Neural Network Pruning with Gradient-Based Importance Estimation

Paweł Kubik

supervisor: Paweł Wawrzyński



Pruning is a neural network compression technique that removes weights of a network to reduce its size and computation cost. In a typical compression scheme one: 1) trains the original model; 2) prunes the model to meet performance constraints; 3) fine-tunes the pruned model to recover some of the lost prediction quality. Pruning methods try to limit the loss of prediction quality by removing the least important parts of the network. In order to assess this importance, we associate parts of a network with binary gate variables that control their inclusion in the final network and reuse the original model's training procedure to find optimal values for the gates. We enable flow of the gradients by relaxing the binary gate variables with Gumbel-Softmax distribution. We sample a new set of gate values on each training step, and back-propagate gradient to the distribution parameters with the reparametrization trick.

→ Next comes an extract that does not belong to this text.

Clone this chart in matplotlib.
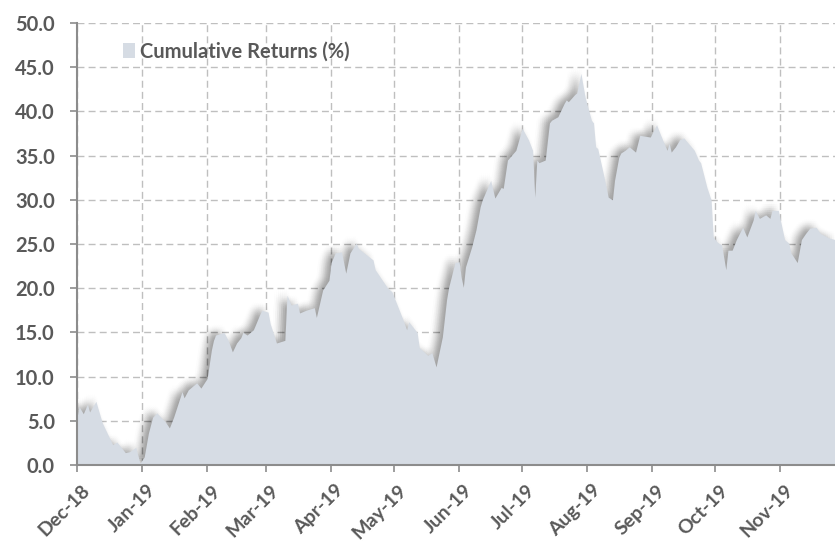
import numpy as np
import pandas as pd
import matplotlib
matplotlib.use("Agg")
import matplotlib.pyplot as plt
import matplotlib.dates as mdates
from matplotlib.transforms import ScaledTranslation

# cumulative returns (dates, % values)
dates = [
    "2018-12-01", "2018-12-02", "2018-12-04", "2018-12-06", "2018-12-07", "2018-12-10",
    "2018-12-13", "2018-12-17", "2018-12-18", "2018-12-20", "2018-12-24", "2018-12-26",
    "2018-12-29", "2018-12-31", "2019-01-02", "2019-01-04", "2019-01-06", "2019-01-08",
    "2019-01-12", "2019-01-14", "2019-01-16", "2019-01-20", "2019-01-21", "2019-01-23",
    "2019-01-27", "2019-01-29", "2019-02-01", "2019-02-03", "2019-02-04", "2019-02-05",
    "2019-02-09", "2019-02-11", "2019-02-13", "2019-02-15", "2019-02-17", "2019-02-18",
    "2019-02-20", "2019-02-23", "2019-02-26", "2019-02-27", "2019-03-02", "2019-03-03",
    "2019-03-06", "2019-03-10", "2019-03-11", "2019-03-13", "2019-03-16", "2019-03-17",
    "2019-03-20", "2019-03-24", "2019-03-25", "2019-03-28", "2019-03-31", "2019-04-01",
    "2019-04-03", "2019-04-06", "2019-04-08", "2019-04-10", "2019-04-13", "2019-04-14",
    "2019-04-21", "2019-04-22", "2019-04-28", "2019-04-30", "2019-05-04", "2019-05-05",
    "2019-05-07", "2019-05-08", "2019-05-12", "2019-05-13", "2019-05-17", "2019-05-19",
    "2019-05-21", "2019-05-24", "2019-05-26", "2019-05-27", "2019-05-30", "2019-06-01",
    "2019-06-02", "2019-06-03", "2019-06-04", "2019-06-07", "2019-06-09", "2019-06-11",
    "2019-06-12", "2019-06-16", "2019-06-18", "2019-06-21", "2019-06-22", "2019-06-24",
    "2019-06-28", "2019-07-01", "2019-07-04", "2019-07-06", "2019-07-07", "2019-07-08",
    "2019-07-09", "2019-07-12", "2019-07-14", "2019-07-15", "2019-07-18", "2019-07-21",
    "2019-07-22", "2019-07-23", "2019-07-26", "2019-07-27", "2019-07-29", "2019-07-31",
    "2019-08-03", "2019-08-04", "2019-08-05", "2019-08-06", "2019-08-09", "2019-08-11",
    "2019-08-13", "2019-08-14", "2019-08-16", "2019-08-17", "2019-08-19", "2019-08-21",
    "2019-08-24", "2019-08-26", "2019-08-31", "2019-09-03", "2019-09-05", "2019-09-08",
    "2019-09-09", "2019-09-10", "2019-09-12", "2019-09-14", "2019-09-16", "2019-09-21",
    "2019-09-23", "2019-09-24", "2019-09-27", "2019-09-29", "2019-09-30", "2019-10-02",
    "2019-10-04", "2019-10-06", "2019-10-07", "2019-10-09", "2019-10-11", "2019-10-14",
    "2019-10-16", "2019-10-19", "2019-10-20", "2019-10-22", "2019-10-25", "2019-10-27",
    "2019-10-28", "2019-10-31", "2019-11-01", "2019-11-03", "2019-11-05", "2019-11-06",
    "2019-11-09", "2019-11-11", "2019-11-13", "2019-11-15", "2019-11-18", "2019-11-20",
    "2019-11-24", "2019-11-27",
]
returns = [
    5.4, 6.6, 5.8, 6.9, 6.0, 7.2,
    4.8, 2.8, 2.3, 2.6, 1.4, 1.5,
    2.0, 0.2, 0.9, 3.6, 5.4, 5.9,
    4.9, 4.2, 5.4, 8.3, 7.6, 8.5,
    9.3, 8.7, 9.8, 13.0, 14.1, 14.7,
    15.0, 14.1, 12.8, 13.8, 14.4, 15.0,
    14.7, 15.3, 17.0, 17.5, 17.3, 16.0,
    13.8, 14.1, 19.2, 18.1, 18.3, 17.2,
    17.5, 17.8, 16.7, 19.8, 20.9, 22.9,
    24.0, 24.1, 21.7, 24.0, 25.1, 24.5,
    23.2, 22.1, 20.0, 19.6, 17.2, 16.6,
    15.3, 16.2, 15.0, 13.3, 12.4, 12.7,
    11.1, 14.5, 18.7, 20.1, 22.9, 23.0,
    21.2, 20.1, 22.4, 24.7, 26.6, 29.2,
    30.0, 32.2, 30.2, 31.4, 31.3, 34.5,
    35.6, 38.1, 36.8, 35.6, 30.3, 34.5,
    34.2, 34.5, 38.7, 39.0, 39.4, 40.9,
    41.3, 41.1, 41.9, 42.1, 44.3, 41.6,
    39.0, 38.7, 36.0, 35.8, 32.6, 30.3,
    30.0, 32.2, 34.8, 35.3, 35.6, 36.0,
    35.4, 37.3, 37.1, 38.5, 37.3, 35.6,
    36.4, 35.4, 36.0, 36.8, 37.0, 35.6,
    34.5, 34.2, 31.4, 30.0, 25.8, 25.2,
    24.9, 22.1, 24.3, 24.3, 25.5, 26.9,
    25.8, 27.7, 28.8, 27.9, 28.3, 27.9,
    28.8, 28.8, 27.7, 25.5, 25.1, 24.0,
    22.9, 25.5, 26.2, 26.8, 26.9, 26.2,
    25.7, 25.5,
]
month_ticks = pd.date_range("2018-12-01", "2019-11-01", freq="MS")
y_ticks = np.arange(0, 50.1, 5)

dt = pd.to_datetime(dates)
fill_col = "#D6DCE4"
text_col = "#595959"
font = ["Lato", "DejaVu Sans"]

fig = plt.figure(figsize=(8.35, 5.48), dpi=100)
ax = fig.add_axes([0.0922, 0.1515, 0.9078, 0.8065])

# soft blurred shadow: faint copies shifted up-left with gaussian weights
cx, cy, sig, step = -4.2, 1.8, 3.2, 1.4
for ox in np.arange(-3 * sig, 3 * sig + 0.01, step):
    for oy in np.arange(-3 * sig, 3 * sig + 0.01, step):
        d2 = ox * ox + oy * oy
        a = 0.0145 * np.exp(-d2 / (2 * sig * sig))
        if a < 0.003:
            continue
        tr = ax.transData + ScaledTranslation((cx + ox) / 72, (cy + oy) / 72, fig.dpi_scale_trans)
        ax.fill_between(dt, 0, returns, color="black", alpha=a, lw=0, transform=tr, zorder=2)

ax.fill_between(dt, 0, returns, color=fill_col, lw=0, zorder=3, label="Cumulative Returns (%)")

ax.set_xlim(pd.Timestamp("2018-12-01"), pd.Timestamp("2019-11-27"))
ax.set_ylim(0, 50)
ax.set_xticks(month_ticks)
ax.xaxis.set_major_formatter(mdates.DateFormatter("%b-%y"))
ax.set_yticks(y_ticks)
ax.set_yticklabels([f"{v:.1f}" for v in y_ticks])

ax.grid(True, color="#BFBFBF", linestyle=(0, (5, 3)), linewidth=1.0, zorder=0)
ax.set_axisbelow(True)

for s in ["top", "right"]:
    ax.spines[s].set_visible(False)
for s in ["left", "bottom"]:
    ax.spines[s].set_color("#8C8C8C")
    ax.spines[s].set_linewidth(1.5)
    ax.spines[s].set_zorder(5)

ax.tick_params(axis="both", colors="#8C8C8C", length=5, width=1.2, labelcolor=text_col)
ax.tick_params(axis="y", pad=11)
ax.tick_params(axis="x", pad=7)
shift = ScaledTranslation(3 / 72, 0, fig.dpi_scale_trans)
for lab in ax.get_yticklabels():
    lab.set_fontfamily(font)
    lab.set_fontweight("bold")
    lab.set_fontsize(14.5)
for lab in ax.get_xticklabels():
    lab.set_fontfamily(font)
    lab.set_fontweight("bold")
    lab.set_fontsize(14)
    lab.set_rotation(45)
    lab.set_ha("right")
    lab.set_rotation_mode("anchor")
    lab.set_transform(lab.get_transform() + shift)

leg = ax.legend(loc="upper left", bbox_to_anchor=(0.037, 0.999), frameon=False,
                handlelength=0.6, handleheight=0.75, handletextpad=0.25,
                prop={"family": font, "weight": "bold", "size": 14.5})
for t in leg.get_texts():
    t.set_color(text_col)

fig.savefig("out.png", dpi=100)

We propose an additional loss function that ensure that the pruned network meet performance constraint, by comparing the expected number of floating-point operations with a value specified as a hyperparameter. The constraint is global for the whole network, which means that apart from selecting the most important weights within each layer, we also search for an efficient model structure, i.e. size of each layer of the network. To further improve the final model, we apply knowledge distillation in the fine-tuning phase with the original network used as the teacher.